Happy Birthday,
nekomimikun!
Aug. 28th, 2007 08:29 amnye
A brood of pheasants.--Joseph Wright's English Dialect Dictionary, 1896-1905
Of pheasants, a flight or great company of those birds.--Nathaniel Bailey's Etymological English Dictionary, 1749
Full Moon
When Worlds Collide
According to William Hone's Every-Day Book (1826-1827), "On August 28, 1736, a man passing the bridge over the Savock, near Preston, Lancashire, saw two large flights of birds meet with such rapidity that 180 of them fell to the ground." In The Wild Fowler (1859), Henry Folkard reminded readers that such avian groups once had more distinctive names: "Let us hope that the character of the English sportsman is not so far degenerated, or the respect he owes the ancient diversions so far forgotten, as to permit him any longer to persist in such cramped and improper slang as to use the inapplicable term 'flock' to every, or any, description of wildfowl.
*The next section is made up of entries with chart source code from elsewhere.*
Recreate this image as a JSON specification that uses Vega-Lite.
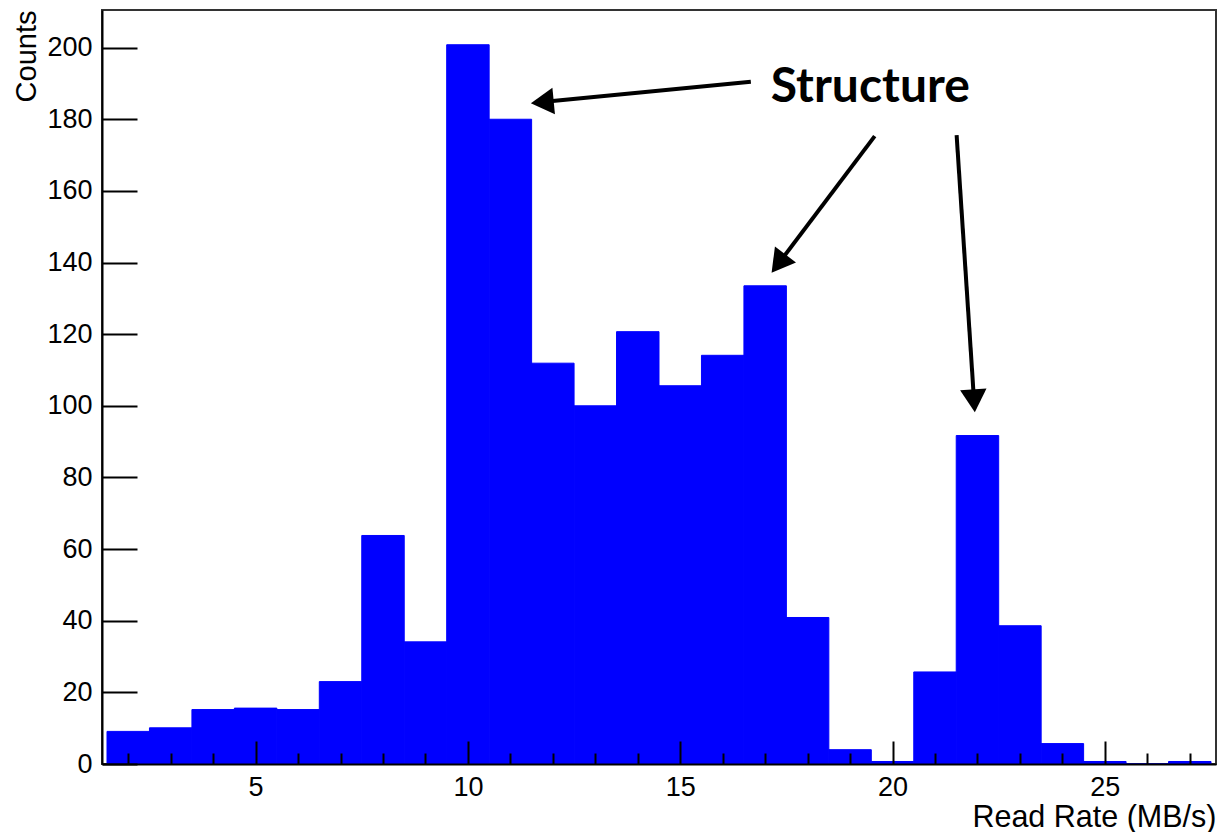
{
  "$schema": "https://vega.github.io/schema/vega-lite/v6.json",
  "width": 1114,
  "height": 754,
  "autosize": {"type": "none"},
  "padding": {"left": 102, "top": 10, "right": 4, "bottom": 68},
  "background": "white",
  "config": {
    "view": {"stroke": "#333333", "strokeWidth": 2},
    "font": "Liberation Sans"
  },
  "datasets": {
    "bins": [
      {"lo": 1.5, "hi": 2.5, "count": 9.1},
      {"lo": 2.5, "hi": 3.5, "count": 10.1},
      {"lo": 3.5, "hi": 4.5, "count": 15.2},
      {"lo": 4.5, "hi": 5.5, "count": 15.6},
      {"lo": 5.5, "hi": 6.5, "count": 15.2},
      {"lo": 6.5, "hi": 7.5, "count": 23.0},
      {"lo": 7.5, "hi": 8.5, "count": 63.8},
      {"lo": 8.5, "hi": 9.5, "count": 34.1},
      {"lo": 9.5, "hi": 10.5, "count": 200.8},
      {"lo": 10.5, "hi": 11.5, "count": 180.0},
      {"lo": 11.5, "hi": 12.5, "count": 111.9},
      {"lo": 12.5, "hi": 13.5, "count": 100.0},
      {"lo": 13.5, "hi": 14.5, "count": 120.7},
      {"lo": 14.5, "hi": 15.5, "count": 105.6},
      {"lo": 15.5, "hi": 16.5, "count": 114.1},
      {"lo": 16.5, "hi": 17.5, "count": 133.5},
      {"lo": 17.5, "hi": 18.5, "count": 40.9},
      {"lo": 18.5, "hi": 19.5, "count": 4.0},
      {"lo": 19.5, "hi": 20.5, "count": 0.7},
      {"lo": 20.5, "hi": 21.5, "count": 25.7},
      {"lo": 21.5, "hi": 22.5, "count": 91.7},
      {"lo": 22.5, "hi": 23.5, "count": 38.6},
      {"lo": 23.5, "hi": 24.5, "count": 5.7},
      {"lo": 24.5, "hi": 25.5, "count": 0.7},
      {"lo": 25.5, "hi": 26.5, "count": 0},
      {"lo": 26.5, "hi": 27.5, "count": 0.7}
    ],
    "arrows": [
      {"id": 1, "x": 16.663, "y": 190.5, "hx": 11.751, "hy": 184.8},
      {"id": 2, "x": 19.581, "y": 175.3, "hx": 17.315, "hy": 139.7},
      {"id": 3, "x": 21.509, "y": 175.6, "hx": 21.92, "hy": 101.4}
    ],
    "label": [
      {"text": "Structure", "x": 19.476, "y": 184.9}
    ]
  },
  "layer": [
    {
      "data": {"name": "bins"},
      "mark": {"type": "bar", "orient": "vertical", "color": "#0000ff", "stroke": "#0000ff", "strokeWidth": 1},
      "encoding": {
        "x": {
          "field": "lo", "type": "quantitative",
          "scale": {"domain": [1.5, 27.5], "nice": false, "zero": false},
          "axis": {
            "title": "Read Rate (MB/s)",
            "zindex": 1,
            "values": [2,3,4,5,6,7,8,9,10,11,12,13,14,15,16,17,18,19,20,21,22,23,24,25,26,27],
            "labelExpr": "datum.value % 5 === 0 ? datum.label : ''",
            "grid": false,
            "ticks": true,
            "tickSize": {"condition": {"test": "datum.value % 5 === 0", "value": -23}, "value": -11},
            "tickColor": "black",
            "tickWidth": 2,
            "domainColor": "black",
            "domainWidth": 2,
            "labelFont": "Liberation Sans",
            "labelFontSize": 27,
            "labelColor": "black",
            "labelPadding": 33,
            "labelOverlap": false,
            "labelFlush": false,
            "titleFont": "Liberation Sans",
            "titleFontSize": 30.5,
            "titleFontWeight": "normal",
            "titleColor": "black",
            "titleAnchor": "end",
            "titleAlign": "right",
            "titleBaseline": "alphabetic",
            "titleY": 62.5
          }
        },
        "x2": {"field": "hi"},
        "y": {
          "field": "count", "type": "quantitative",
          "scale": {"domain": [0, 210.5], "nice": false, "zero": true},
          "axis": {
            "title": "Counts",
            "zindex": 1,
            "values": [0,5,10,15,20,25,30,35,40,45,50,55,60,65,70,75,80,85,90,95,100,105,110,115,120,125,130,135,140,145,150,155,160,165,170,175,180,185,190,195,200,205,210],
            "labelExpr": "datum.value % 20 === 0 ? datum.label : ''",
            "grid": false,
            "ticks": true,
            "tickSize": {"condition": {"test": "datum.value % 20 === 0", "value": -35}, "value": -17},
            "tickColor": "black",
            "tickWidth": 2,
            "domainColor": "black",
            "domainWidth": 2,
            "labelFont": "Liberation Sans",
            "labelFontSize": 27,
            "labelColor": "black",
            "labelPadding": 45,
            "labelOverlap": false,
            "labelFlush": false,
            "titleFont": "Liberation Sans",
            "titleFontSize": 29,
            "titleFontWeight": "normal",
            "titleColor": "black",
            "titleAngle": -90,
            "titleAnchor": "end",
            "titleAlign": "right",
            "titleBaseline": "alphabetic",
            "titleX": -67,
            "titleY": 0
          }
        },
        "y2": {"datum": 0}
      }
    },
    {
      "data": {"name": "arrows"},
      "mark": {"type": "rule", "color": "black", "strokeWidth": 4},
      "encoding": {
        "x": {"field": "x", "type": "quantitative"},
        "y": {"field": "y", "type": "quantitative"},
        "x2": {"field": "hx"},
        "y2": {"field": "hy"}
      }
    },
    {
      "data": {"name": "arrows"},
      "transform": [{"filter": "datum.id === 1"}],
      "mark": {"type": "point", "shape": "triangle-up", "filled": true, "color": "black", "opacity": 1, "size": 700, "angle": 264.5},
      "encoding": {
        "x": {"field": "hx", "type": "quantitative"},
        "y": {"field": "hy", "type": "quantitative"}
      }
    },
    {
      "data": {"name": "arrows"},
      "transform": [{"filter": "datum.id === 2"}],
      "mark": {"type": "point", "shape": "triangle-up", "filled": true, "color": "black", "opacity": 1, "size": 700, "angle": 217.3},
      "encoding": {
        "x": {"field": "hx", "type": "quantitative"},
        "y": {"field": "hy", "type": "quantitative"}
      }
    },
    {
      "data": {"name": "arrows"},
      "transform": [{"filter": "datum.id === 3"}],
      "mark": {"type": "point", "shape": "triangle-up", "filled": true, "color": "black", "opacity": 1, "size": 700, "angle": 176.2},
      "encoding": {
        "x": {"field": "hx", "type": "quantitative"},
        "y": {"field": "hy", "type": "quantitative"}
      }
    },
    {
      "data": {"name": "label"},
      "mark": {"type": "text", "font": "Lato", "fontWeight": "bold", "fontSize": 48, "color": "black", "align": "center", "baseline": "alphabetic"},
      "encoding": {
        "x": {"field": "x", "type": "quantitative"},
        "y": {"field": "y", "type": "quantitative"},
        "text": {"field": "text"}
      }
    }
  ]
}
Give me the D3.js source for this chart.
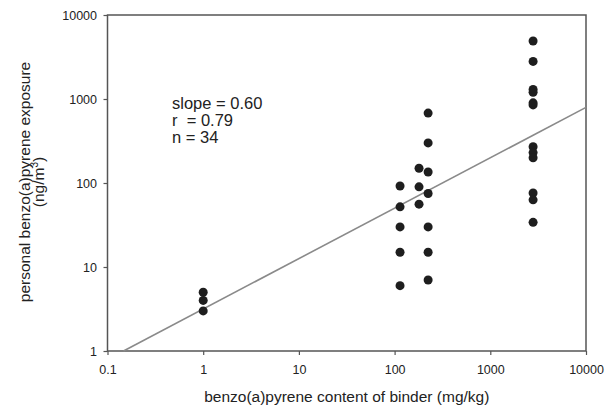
<!DOCTYPE html>
<html>
<head>
<meta charset="utf-8">
<script src="https://cdn.jsdelivr.net/npm/d3@7"></script>
<style>
  html, body { margin: 0; padding: 0; background: #fff; }
  text { font-family: "Liberation Sans", Arial, sans-serif; fill: #222; }
</style>
</head>
<body>
<div id="chart"></div>
<script>
'use strict';

// binder content (mg/kg) for each column of points
var binderContent = [1, 114, 180, 224, 2800];

var exposure = [
    [5, 4, 3],
    [92, 52, 30, 15, 6],
    [150, 90, 56],
    [680, 300, 135, 75, 30, 15, 7],
    [4900, 2800, 1300, 1200, 900, 850, 270, 230, 200, 76, 63, 34]
];

var xTicks = [0.1, 1, 10, 100, 1000, 10000];
var yTicks = [1, 10, 100, 1000, 10000];

// fitted line: log y = slope * log x + intercept
var fitSlope = 0.60;
var fitIntercept = 0.50;
var fitRange = [0.147, 10000];

var statLines = ['slope = 0.60', 'r  = 0.79', 'n = 34'];

var width = 613,
    height = 410,
    plot_left = 107.5,
    plot_right = 586,
    plot_top = 15,
    plot_bottom = 351;

var points = [];
binderContent.forEach(function(bc, i) {
    exposure[i].forEach(function(v) {
        points.push({ x: bc, y: v });
    });
});

var svg = d3.select('#chart').append('svg')
    .attr('width', width)
    .attr('height', height);

var x = d3.scaleLog().domain([0.1, 10000]).range([plot_left, plot_right]);
var y = d3.scaleLog().domain([1, 10000]).range([plot_bottom, plot_top]);

// frame
svg.append('rect')
    .attr('x', plot_left)
    .attr('y', plot_top)
    .attr('width', plot_right - plot_left)
    .attr('height', plot_bottom - plot_top)
    .attr('fill', 'none')
    .attr('stroke', '#555')
    .attr('stroke-width', 1.5);

var xAxis = svg.append('g')
    .attr('transform', 'translate(0,' + plot_bottom + ')')
    .call(d3.axisBottom(x).tickValues(xTicks).tickFormat(function(d) { return String(d); })
        .tickSize(4).tickPadding(10));

var yAxis = svg.append('g')
    .attr('transform', 'translate(' + plot_left + ',0)')
    .call(d3.axisLeft(y).tickValues(yTicks).tickFormat(function(d) { return String(d); })
        .tickSize(4).tickPadding(6.5));

[xAxis, yAxis].forEach(function(a) {
    a.select('.domain').remove();
    a.selectAll('line').attr('stroke', '#555').attr('stroke-width', 1.2);
    a.selectAll('text').attr('font-size', 12.5).attr('fill', '#222')
        .style('font-family', '"Liberation Sans", Arial, sans-serif');
});

// regression line
var fit = fitRange.map(function(v) {
    return { x: v, y: Math.pow(10, fitSlope * Math.log10(v) + fitIntercept) };
});
svg.append('path')
    .datum(fit)
    .attr('fill', 'none')
    .attr('stroke', '#8a8a8a')
    .attr('stroke-width', 1.6)
    .attr('d', d3.line()
        .x(function(d) { return x(d.x); })
        .y(function(d) { return y(d.y); }));

svg.append('g').selectAll('circle').data(points)
    .enter().append('circle')
    .attr('cx', function(d) { return x(d.x); })
    .attr('cy', function(d) { return y(d.y); })
    .attr('r', 4.5)
    .attr('fill', '#1e1e1e');

// stats
svg.append('text')
    .attr('x', 172)
    .attr('y', 109)
    .attr('font-size', 16.5)
    .style('white-space', 'pre')
    .selectAll('tspan').data(statLines)
    .enter().append('tspan')
    .attr('x', 172)
    .attr('dy', function(d, i) { return i === 0 ? 0 : 17; })
    .text(function(d) { return d; });

// axis titles
svg.append('text')
    .attr('x', (plot_left + plot_right) / 2)
    .attr('y', 402)
    .attr('text-anchor', 'middle')
    .attr('font-size', 15.5)
    .text('benzo(a)pyrene content of binder (mg/kg)');

var yTitle = svg.append('text')
    .attr('transform', 'translate(29.5,182) rotate(-90)')
    .attr('text-anchor', 'middle')
    .attr('font-size', 15.5);
yTitle.append('tspan').attr('x', 0).attr('y', 0).text('personal benzo(a)pyrene exposure');
var unit = yTitle.append('tspan').attr('x', 0).attr('y', 14);
unit.append('tspan').text('(ng/m');
unit.append('tspan').attr('font-size', 10).attr('dy', -6).text('3');
unit.append('tspan').attr('dy', 6).text(')');
</script>
</body>
</html>
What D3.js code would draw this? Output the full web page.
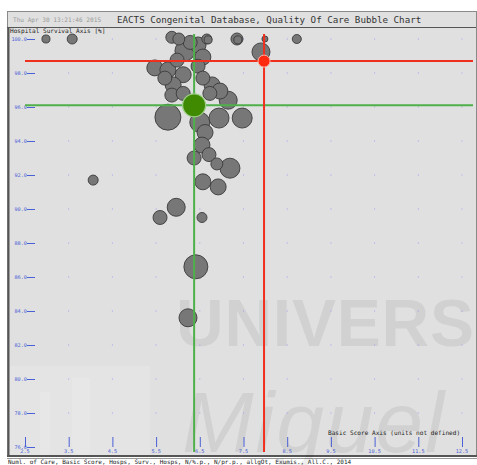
<!DOCTYPE html>
<html>
<head>
<meta charset="utf-8">
<script src="https://cdn.jsdelivr.net/npm/d3@7"></script>
<style>
  body { margin: 0; background: #fff; }
  svg { display: block; }
</style>
</head>
<body>
<svg id="chart"></svg>
<script>
// basic score (x), hospital survival % (y), number of cases (bubble size)
const scores = [2.98, 3.58, 5.86, 6.02, 6.28, 6.46, 6.66, 6.69, 7.35, 7.37, 7.99, 8.72,
  7.90, 6.16, 6.57, 5.47, 5.77, 5.98, 6.12, 6.46, 6.57, 5.70, 5.89, 6.78, 6.96, 5.86,
  6.12, 6.73, 7.15, 5.77, 6.50, 6.94, 7.47, 6.62, 6.55, 6.37, 6.71, 6.89, 7.19, 6.57,
  6.92, 5.96, 5.59, 6.55, 6.41, 6.23, 4.06];
const survival = [100.0, 100.0, 100.1, 100.0, 99.8, 99.65, 100.0, 99.95, 100.0, 99.95, 100.0, 100.0,
  99.24, 99.3, 98.94, 98.3, 98.18, 98.76, 97.9, 98.4, 97.7, 97.7, 97.3, 97.3, 96.94, 96.7,
  96.8, 96.8, 96.4, 95.4, 95.1, 95.35, 95.35, 94.5, 93.76, 93.0, 93.2, 92.65, 92.4, 91.6,
  91.3, 90.1, 89.5, 89.5, 86.6, 83.6, 91.7];
const cases = [41, 64, 92, 92, 125, 163, 64, 41, 92, 41, 23, 52,
  207, 255, 163, 163, 163, 125, 163, 125, 125, 125, 163, 163, 163, 125,
  125, 125, 207, 431, 255, 255, 255, 163, 163, 125, 125, 92, 255, 163,
  163, 207, 125, 64, 367, 207, 64];

// reference points
const average = { score: 6.37, survival: 96.1 };
const target = { score: 7.97, survival: 98.7 };

const xTicks = [2.5, 3.5, 4.5, 5.5, 6.5, 7.5, 8.5, 9.5, 10.5, 11.5, 12.5];
const yTicks = [76, 78, 80, 82, 84, 86, 88, 90, 92, 94, 96, 98, 100];

const width = 477, height = 465;
const frame = { left: 7, top: 11, right: 476, bottom: 456, titleBottom: 27 };
const mono = "'DejaVu Sans Mono', 'Liberation Mono', monospace";

const x = d3.scaleLinear().domain([2.5, 12.5]).range([25, 462]);
const y = d3.scaleLinear().domain([76, 100]).range([447, 39]);
const r = d3.scaleSqrt().domain([0, 500]).range([0, 14]);

const svg = d3.select("#chart").attr("width", width).attr("height", height);

// frame
svg.append("rect")
  .attr("x", frame.left + 0.5).attr("y", frame.top + 0.5)
  .attr("width", frame.right - frame.left).attr("height", frame.bottom - frame.top)
  .attr("fill", "#e0e0e0").attr("stroke", "#8a8a8a");
svg.append("line")
  .attr("x1", frame.left + 1.5).attr("x2", frame.left + 1.5)
  .attr("y1", frame.titleBottom).attr("y2", frame.bottom)
  .attr("stroke", "#555").attr("stroke-width", 2);
svg.append("line")
  .attr("x1", frame.left).attr("x2", frame.right)
  .attr("y1", frame.titleBottom + 0.5).attr("y2", frame.titleBottom + 0.5)
  .attr("stroke", "#555");
svg.append("line")
  .attr("x1", frame.left).attr("x2", frame.right + 1)
  .attr("y1", frame.bottom).attr("y2", frame.bottom)
  .attr("stroke", "#555").attr("stroke-width", 2);
svg.append("line")
  .attr("x1", frame.left).attr("x2", frame.right + 1)
  .attr("y1", frame.bottom + 2.5).attr("y2", frame.bottom + 2.5)
  .attr("stroke", "#999");

// watermark
const wm = svg.append("g")
  .attr("font-family", "'Liberation Sans', Arial, sans-serif")
  .attr("fill", "#000").attr("fill-opacity", 0.065);
wm.append("text").attr("x", 176).attr("y", 346)
  .attr("font-size", 66).attr("font-weight", "bold").attr("textLength", 298)
  .text("UNIVERS");
wm.append("text").attr("x", 182).attr("y", 452)
  .attr("font-size", 86).attr("font-style", "italic").attr("textLength", 262)
  .text("Miguel");
svg.append("g").attr("fill", "#fff").attr("fill-opacity", 0.14)
  .selectAll("rect")
  .data([[10, 366, 140, 89], [72, 378, 18, 77], [40, 392, 10, 63]])
  .join("rect")
  .attr("x", d => d[0]).attr("y", d => d[1]).attr("width", d => d[2]).attr("height", d => d[3]);

// titles
svg.append("text").attr("x", 13).attr("y", 21.5)
  .attr("font-family", mono).attr("font-size", 6.1).attr("fill", "#9a9a9a")
  .text("Thu Apr 30 13:21:46 2015");
svg.append("text").attr("x", 117).attr("y", 22.5)
  .attr("font-family", mono).attr("font-size", 9.2).attr("fill", "#333")
  .text("EACTS Congenital Database, Quality Of Care Bubble Chart");
svg.append("text").attr("x", 10).attr("y", 32.5)
  .attr("font-family", mono).attr("font-size", 6.1).attr("fill", "#222")
  .text("Hospital Survival Axis [%]");
svg.append("text").attr("x", 328).attr("y", 435)
  .attr("font-family", mono).attr("font-size", 6.1).attr("fill", "#222")
  .text("Basic Score Axis (units not defined)");
svg.append("text").attr("x", 8).attr("y", 463.5)
  .attr("font-family", mono).attr("font-size", 6).attr("fill", "#222")
  .text("Numl. of Care, Basic Score, Hosps, Surv., Hosps, N/%.p., N/pr.p., allgOt, Exumis., All.C., 2014");

// grid dots
const grid = [];
xTicks.slice(1).forEach(a => yTicks.slice(1).forEach(b => grid.push([a, b])));
svg.append("g").attr("fill", "#9aa2ee")
  .selectAll("rect").data(grid).join("rect")
  .attr("x", d => x(d[0]) - 0.5).attr("y", d => y(d[1]) - 0.5)
  .attr("width", 1).attr("height", 1);

// y axis
const yAxis = svg.append("g").attr("font-family", mono).attr("font-size", 5.2).attr("fill", "#4b5fd6");
yAxis.selectAll("line").data(yTicks).join("line")
  .attr("x1", 27).attr("x2", 35)
  .attr("y1", d => y(d) + 0.5).attr("y2", d => y(d) + 0.5)
  .attr("stroke", "#4b5fd6");
yAxis.selectAll("text").data(yTicks).join("text")
  .attr("x", 27).attr("y", d => y(d) + 1.8).attr("text-anchor", "end")
  .text(d => d3.format(".1f")(d));

// x axis
const xAxis = svg.append("g").attr("font-family", mono).attr("font-size", 5.2).attr("fill", "#4b5fd6");
xAxis.selectAll("line").data(xTicks).join("line")
  .attr("x1", d => x(d) + 0.5).attr("x2", d => x(d) + 0.5)
  .attr("y1", 437).attr("y2", 447)
  .attr("stroke", "#4b5fd6");
xAxis.selectAll("text").data(xTicks).join("text")
  .attr("x", d => x(d)).attr("y", 453).attr("text-anchor", "middle")
  .text(d => d3.format(".1f")(d));

// bubbles, biggest first so small ones stay visible
const bubbles = scores.map((s, i) => ({ score: s, survival: survival[i], cases: cases[i] }))
  .sort((a, b) => b.cases - a.cases);

svg.append("g")
  .selectAll("circle").data(bubbles).join("circle")
  .attr("cx", d => x(d.score)).attr("cy", d => y(d.survival))
  .attr("r", d => r(d.cases))
  .attr("fill", "#777").attr("stroke", "#3a3a3a").attr("stroke-width", 0.9);

// reference lines
function refLines(p, color) {
  svg.append("line")
    .attr("x1", x(2.5)).attr("x2", 473)
    .attr("y1", y(p.survival)).attr("y2", y(p.survival))
    .attr("stroke", color).attr("stroke-width", 2);
  svg.append("line")
    .attr("x1", x(p.score)).attr("x2", x(p.score))
    .attr("y1", 34).attr("y2", 452)
    .attr("stroke", color).attr("stroke-width", 2);
}
refLines(average, "#4fb04a");
refLines(target, "#f0301e");

svg.append("circle")
  .attr("cx", x(average.score)).attr("cy", y(average.survival)).attr("r", 11.5)
  .attr("fill", "#3f8a00").attr("stroke", "#9ccf86").attr("stroke-width", 1.2);
svg.append("circle")
  .attr("cx", x(target.score)).attr("cy", y(target.survival)).attr("r", 6)
  .attr("fill", "#ff2a10").attr("stroke", "#ffb0a0").attr("stroke-width", 1);
</script>
</body>
</html>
It should be borne in mind that, as we derive our purest sciences from the ancients, from the same source sprang our national sports. The arts, systems, and terms in connection with such have been handed down to us ... because none other express so faithfully the meaning intended to be conveyed."
Y'know, there's respect for tradition, and then there's just being a prat.